Panik Yapmayın! Çin'in Nadir Element Monopolü Aslında Kağıttan Kaplan
Elementler nadir olabilir ama korkacak bir durum da yok
ABD ve Çin arasındaki ticaret savaşında yeni bir döneme girdik. Karşılıklı olarak sürekli artırılan gümrük vergileri (%145’e kadar çıkmıştı) 90 gün süre ile normale (%30) döndü. Tabii ki herkesin aklındaki soru, peki bu gerilimi neden yaşadık. Bu sorunun cevabını şu anda veremiyoruz. Anlaşma detayları çok net değil. Kim ne kazandı, ne kaybetti zaman içerisinde göreceğiz.
Bu restleşmede ABD’nin en büyük kozu, yüksek teknoloji ürünlerin Çin’e ihracının yasaklanması, Çin’in ise, savaş uçaklarından rüzgar türbinlerine kadar birçok yüksek teknolojili ürünlerde kullanılan nadir elementlerinin ihracatını sınırlamak. Çin’in tehdit olarak kullandığı nadir toprak elementleri nelerdir, gerçekten bu kadar toz kaldırmaya değer mi bir bakalım istedim. Elbette 90 gün sonunda ticaret savaşı tekrar başlarsa bu bilgiler daha çok işimize yarayabilir.

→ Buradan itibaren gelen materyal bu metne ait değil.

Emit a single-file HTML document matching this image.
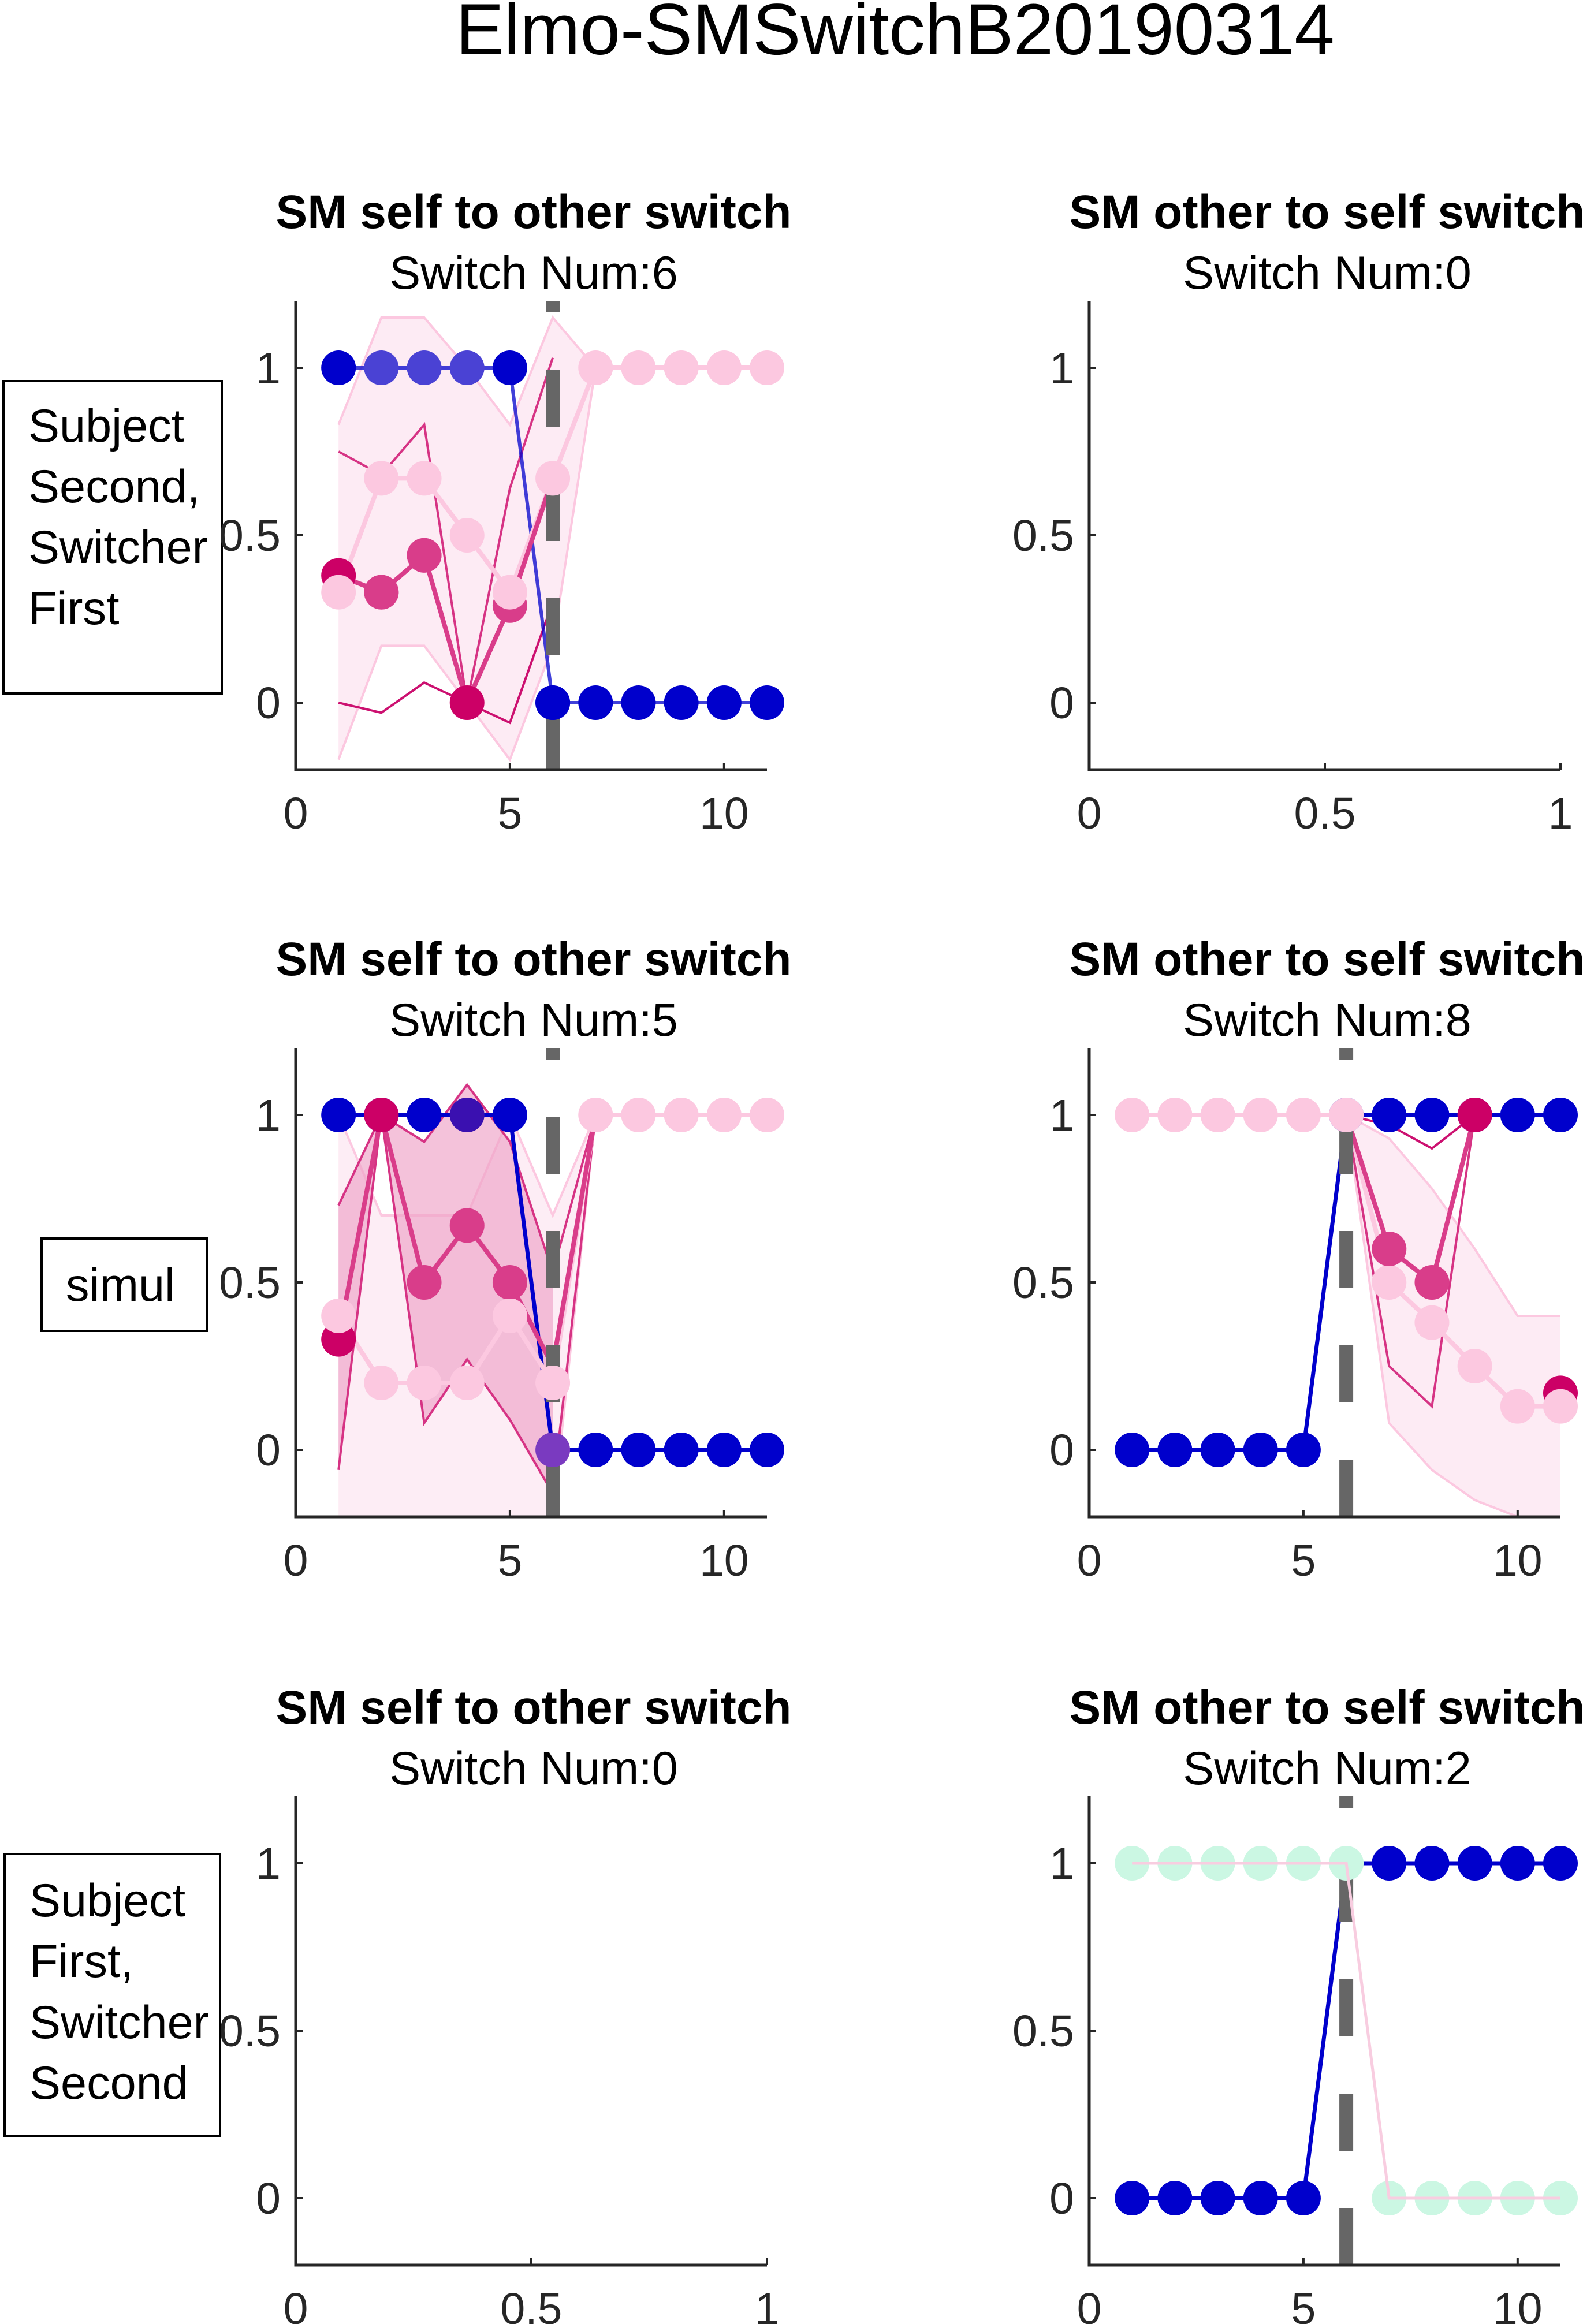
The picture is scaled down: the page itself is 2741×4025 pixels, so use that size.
<!DOCTYPE html>
<html><head><meta charset="utf-8">
<style>
html,body{margin:0;padding:0;background:#fff;}
svg{display:block;font-family:"Liberation Sans",Arial,sans-serif;}
</style></head>
<body>
<svg id="fig" width="2741" height="4025" viewBox="0 0 2741 4025" xmlns="http://www.w3.org/2000/svg">
<rect width="2741" height="4025" fill="#fff"/>
<text x="1550" y="94" font-size="125" text-anchor="middle" fill="#000">Elmo-SMSwitchB20190314</text>

<g>
<rect x="6" y="660" width="378" height="541" fill="#fff" stroke="#000" stroke-width="4"/>
<text x="49" y="765" font-size="81">Subject</text>
<text x="49" y="870" font-size="81">Second,</text>
<text x="49" y="975" font-size="81">Switcher</text>
<text x="49" y="1081" font-size="81">First</text>
</g>
<g>
<rect x="72" y="2145" width="286" height="160" fill="#fff" stroke="#000" stroke-width="4"/>
<text x="114" y="2253" font-size="81">simul</text>
</g>
<g>
<rect x="8" y="3211" width="373" height="488" fill="#fff" stroke="#000" stroke-width="4"/>
<text x="51" y="3319" font-size="81">Subject</text>
<text x="51" y="3424" font-size="81">First,</text>
<text x="51" y="3530" font-size="81">Switcher</text>
<text x="51" y="3635" font-size="81">Second</text>
</g>
<g id="panels"></g>
</svg>
<script>
// ---- data arrays ----
const xCats = [1,2,3,4,5,6,7,8,9,10,11];
const yTicks = [0,0.5,1];
const yTickLabels = ["0","0.5","1"];
const xTicksNum = [0,5,10];
const xTickLabelsNum = ["0","5","10"];
const xTicksEmpty = [0,0.5,1];
const xTickLabelsEmpty = ["0","0.5","1"];

// Panel 1: SM self to other, Switch Num 6
const p1Blue = [1,1,1,1,1,0,0,0,0,0,0];
const p1Light = [0.33,0.67,0.67,0.5,0.33,0.67,1,1,1,1,1];
const p1LightUp = [0.83,1.15,1.15,1.0,0.83,1.15,1];
const p1LightLo = [-0.17,0.17,0.17,0.0,-0.17,0.17,1];
const p1Mag = [0.38,0.33,0.44,0,0.29,0.67];
const p1MagUp = [0.75,0.68,0.83,0.0,0.64,1.03];
const p1MagLo = [0,-0.03,0.06,0,-0.06,0.3];

// Panel 3: SM self to other, Switch Num 5
const p3Blue = [1,1,1,1,1,0,0,0,0,0,0];
const p3Light = [0.4,0.2,0.2,0.2,0.4,0.2,1,1,1,1,1];
const p3LightUp = [1,0.7,0.7,0.7,1,0.7,1];
const p3LightLo = [-0.2,-0.2,-0.2,-0.2,-0.2,-0.2,1];
const p3Mag = [0.33,1,0.5,0.67,0.5,0.25,1];
const p3MagUp = [0.73,1,0.92,1.09,0.92,0.53,1];
const p3MagLo = [-0.06,1,0.08,0.27,0.09,-0.13,1];

// Panel 4: SM other to self, Switch Num 8
const p4Blue = [0,0,0,0,0,1,1,1,1,1,1];
const p4Light = [1,1,1,1,1,1,0.5,0.38,0.25,0.13,0.13];
const p4LightUp = [null,null,null,null,null,1,0.93,0.78,0.6,0.4,0.4];
const p4LightLo = [null,null,null,null,null,1,0.08,-0.06,-0.15,-0.2,-0.2];
const p4Mag = [null,null,null,null,null,1,0.6,0.5,1,null,0.17];
const p4MagUp = [null,null,null,null,null,1,0.97,0.9,1,null,null];
const p4MagLo = [null,null,null,null,null,1,0.25,0.13,1,null,null];

// Panel 6: SM other to self, Switch Num 2
const p6Blue = [0,0,0,0,0,1,1,1,1,1,1];
const p6Mint = [1,1,1,1,1,1,0,0,0,0,0];

const NS = "http://www.w3.org/2000/svg";
const root = document.getElementById("panels");
function mk(tag, attrs, parent){
  const e = document.createElementNS(NS, tag);
  for (const k in attrs) e.setAttribute(k, attrs[k]);
  (parent||root).appendChild(e);
  return e;
}
const W = 816, H = 812, R = 30;
function makeAxes(left, top, xmax, xt, xtl, title, sub, name){
  const g = mk("g", {});
  
  
  const sx = v => left + v / xmax * W;
  const sy = v => top + (1.2 - v) / 1.4 * H;
  const cx = left + W/2 + 4;
  const t1 = mk("text", {x: cx, y: top - 126, "font-size": 82, "font-weight": "bold", "text-anchor": "middle"}, g);
  t1.textContent = title;
  
  
  const t2 = mk("text", {x: cx, y: top - 21, "font-size": 81, "text-anchor": "middle"}, g);
  t2.textContent = sub;
  
  
  const plot = mk("g", {}, g);
  const ax = mk("g", {}, g);
  mk("path", {d:`M${left} ${top} V${top+H} H${left+W}`, fill:"none", stroke:"#262626", "stroke-width":5}, ax);
  yTicks.forEach((v,i)=>{
    mk("line",{x1:left,x2:left+12,y1:sy(v),y2:sy(v),stroke:"#262626","stroke-width":4},ax);
    const t = mk("text",{x:left-26,y:sy(v)+27,"font-size":77,"text-anchor":"end",fill:"#262626"},ax);
    t.textContent = yTickLabels[i];
    
    
  });
  xt.forEach((v,i)=>{
    mk("line",{x1:sx(v),x2:sx(v),y1:top+H,y2:top+H-12,stroke:"#262626","stroke-width":4},ax);
    const t = mk("text",{x:sx(v),y:top+H+102,"font-size":77,"text-anchor":"middle",fill:"#262626"},ax);
    t.textContent = xtl[i];
    
    
  });
  return {plot, sx, sy, top};
}
function pts(arr, P){ const o=[]; arr.forEach((v,i)=>{ if(v!==null && v!==undefined) o.push([P.sx(xCats[i]),P.sy(v)]); }); return o; }
function band(P, up, lo, fill, stroke, op){
  const u = pts(up,P), l = pts(lo,P);
  const b = mk("polygon",{points:u.concat(l.slice().reverse()).map(p=>p.join(",")).join(" "),fill:fill,"fill-opacity":op,stroke:"none"},P.plot);
  
  
  if (stroke){
    mk("polyline",{points:u.map(p=>p.join(",")).join(" "),fill:"none",stroke:stroke,"stroke-width":4},P.plot);
    mk("polyline",{points:l.map(p=>p.join(",")).join(" "),fill:"none",stroke:stroke,"stroke-width":4},P.plot);
  }
}
function thin(P, arr, color){
  const l = mk("polyline",{points:pts(arr,P).map(p=>p.join(",")).join(" "),fill:"none",stroke:color,"stroke-width":4},P.plot);
  
  
}
function line(P, arr, color, w, op){
  const l = mk("polyline",{points:pts(arr,P).map(p=>p.join(",")).join(" "),fill:"none",stroke:color,"stroke-width":w||8,"stroke-opacity":op||1},P.plot);
  
  
}
function markers(P, arr, colors, only){
  arr.forEach((v,i)=>{
    if (v===null || v===undefined) return;
    if (only && only.indexOf(i)<0) return;
    const col = Array.isArray(colors)?colors[i]:colors;
    if (!col || col==="none") return;
    const c = mk("circle",{cx:P.sx(xCats[i]),cy:P.sy(v),r:R,fill:col},P.plot);
    
    
  });
}
function dash(P, xv){
  const d = mk("line",{x1:P.sx(xv),x2:P.sx(xv),y1:P.top+H,y2:P.top,stroke:"#666","stroke-width":24,"stroke-dasharray":"99 99"},P.plot);
  
  
}
const BLUE="#0000cc", LIGHT="#fcc8e0", MAG="#d93d8a", DMAG="#cc0066", BANDF="#fbd3e6", MINT="#cbf7e3";

// Panel 1
let P = makeAxes(512, 521, 11, xTicksNum, xTickLabelsNum, "SM self to other switch", "Switch Num:6", "panel-self-to-other-row1");
band(P, p1LightUp, p1LightLo, BANDF, LIGHT, 0.45);
thin(P, p1MagUp, "#d63384"); thin(P, p1MagLo, "#cc1070");
line(P, p1Blue, BLUE, 6, 0.75);
line(P, p1Light, LIGHT, 8);
line(P, p1Mag, MAG, 8);
dash(P, 6);
markers(P, p1Mag, [DMAG,MAG,MAG,DMAG,MAG], [0,1,2,3,4]);
markers(P, p1Blue, [BLUE,"#4a42d4","#4a42d4","#4a42d4",BLUE,BLUE,BLUE,BLUE,BLUE,BLUE,BLUE]);
markers(P, p1Light, LIGHT);
markers(P, p1Mag, MAG, [1,2]);
markers(P, p1Blue, BLUE, [5]);

// Panel 2 (empty)
makeAxes(1886, 521, 1, xTicksEmpty, xTickLabelsEmpty, "SM other to self switch", "Switch Num:0", "panel-other-to-self-row1");

// Panel 3
P = makeAxes(512, 1815, 11, xTicksNum, xTickLabelsNum, "SM self to other switch", "Switch Num:5", "panel-self-to-other-row2");
band(P, p3LightUp, p3LightLo, BANDF, LIGHT, 0.4);
band(P, p3MagUp.slice(0,6), p3MagLo.slice(0,6), "#eea2c6", null, 0.65);
thin(P, p3MagUp, "#d63384"); thin(P, p3MagLo, "#d63384");
line(P, p3Blue, BLUE, 7);
line(P, p3Light, LIGHT, 8);
line(P, p3Mag, MAG, 8);
dash(P, 6);
markers(P, p3Blue, [BLUE,BLUE,BLUE,"#3a10b0",BLUE], [0,1,2,3,4]);
markers(P, p3Mag, [DMAG,DMAG,MAG,MAG,MAG], [0,1,2,3,4]);
markers(P, p3Light, LIGHT);
markers(P, p3Blue, [null,null,null,null,null,"#7a3ac0",BLUE,BLUE,BLUE,BLUE,BLUE]);

// Panel 4
P = makeAxes(1886, 1815, 11, xTicksNum, xTickLabelsNum, "SM other to self switch", "Switch Num:8", "panel-other-to-self-row2");
band(P, p4LightUp, p4LightLo, BANDF, LIGHT, 0.45);
thin(P, p4MagUp, "#cc1070"); thin(P, p4MagLo, "#d63384");
line(P, p4Blue, BLUE, 7);
line(P, p4Light, LIGHT, 8);
line(P, p4Mag.slice(0,9), MAG, 8);
dash(P, 6);
markers(P, p4Blue, BLUE);
markers(P, p4Mag, DMAG, [10]);
markers(P, p4Light, LIGHT);
markers(P, p4Mag, MAG, [6,7]);
markers(P, p4Mag, DMAG, [8]);

// Panel 5 (empty)
makeAxes(512, 3111, 1, xTicksEmpty, xTickLabelsEmpty, "SM self to other switch", "Switch Num:0", "panel-self-to-other-row3");

// Panel 6
P = makeAxes(1886, 3111, 11, xTicksNum, xTickLabelsNum, "SM other to self switch", "Switch Num:2", "panel-other-to-self-row3");
line(P, p6Blue, BLUE, 7);
dash(P, 6);
markers(P, p6Mint, MINT);
line(P, p6Mint, "#f8cde0", 5);
markers(P, p6Blue, BLUE, [0,1,2,3,4,6,7,8,9,10]);
</script>
</body></html>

Nadir Toprak Elementleri Nedir?
Nadir toprak elementleri (Rare Earth Elements - REE), periyodik tabloda yer alan toplam 17 elementtir. Aslında bu elementler, doğada nadir bulunmasalar da saflaştırılmaları ve ekonomik olarak çıkarılmaları zordur. Nadir toprak elementleri, Çin'in uzun süredir tekel kontrolüne sahip olduğu kritik minerallerin bir alt kümesidir.
Nasıl Başladı?
Her şey Temmuz 2023'te Çin hükümetinin çoğunlukla güneş panelleri ve çiplerin yapımında kullanılan iki kritik mineral olan galyum ve germanyum ihracatını kısıtlayacağını duyurmasıyla başladı. Ve sonraki iki yıl boyunca, Çin'in kontrollü ürünler listesi antimon, grafit ve diğer malzemeleri içerecek şekilde genişledi. Nisan 2025’de tırmanan gerilimde, Çin hükümeti yedi nadir toprak elementini daha, tüm dünyayı kapsayan ve elbette ABD’yi kenara sıkıştırmak için tasarlanmış daha kapsamlı bir ihracat kontrol listesine ekleyerek gerginliği daha da tırmandırdı.
Çin Nasıl Tekel Oldu?
Yüksek üretim maliyetleri, çevresel tahribat ve işçi güvenliğiyle ilgili ciddi endişeler sebebi ile gelişmiş ülkeler bu kritik madenleri kendi topraklarında işletmekten bilinçli olarak kaçındı. Çevreyi kirleten, zorlayıcı regülasyonlar gerektiren ve iş gücü açısından tehlikeli olan süreçler, bu ülkeleri alternatif yollar aramaya itti. Bu yüzden, madenlerin çıkarılması ve işlenmesi gibi zahmetli işlemleri doğrudan üstlenmek yerine, daha kolay ve ekonomik görünen bir yol olan Çin'den ithalatı tercih ettiler. İşte bu tercih, Çin’in bu alanda on yıllar boyunca süren devlet kontrolündeki yatırımları sayesinde sağlam bir tedarik zinciri kurmasına ve küresel bir tekel haline gelmesine zemin hazırladı. Dünyanın geri kalanı üretimden adım adım çekilirken, Çin bu boşluğu hızla doldurarak sektörü tamamen kontrol altına aldı.
Gerçekten Nadir mi?
Aslında değil. Örnek vermek gerekirse çip ve fiber optik ürünlerde çok sık kullanılan germanyum elementinin 2024 yılı tüketimi tüm dünyada 220 ton. Bu tüketimin %60’ını tek başına Çin karşılıyor. Peki rezervlere bakalım. Çin’de 3.500 ton kesinleşmiş rezerve karşılık ABD’de 2.500 ton rezerv mevcut. Ayrıca ciddi rezerve sahip olmasa bile Belçika geri dönüşüm yoluyla germanyum üretiminde öne çıkmakta. Ülke, dünya genelinde en büyük ikincil (geri dönüştürülmüş) germanyum üreticisi.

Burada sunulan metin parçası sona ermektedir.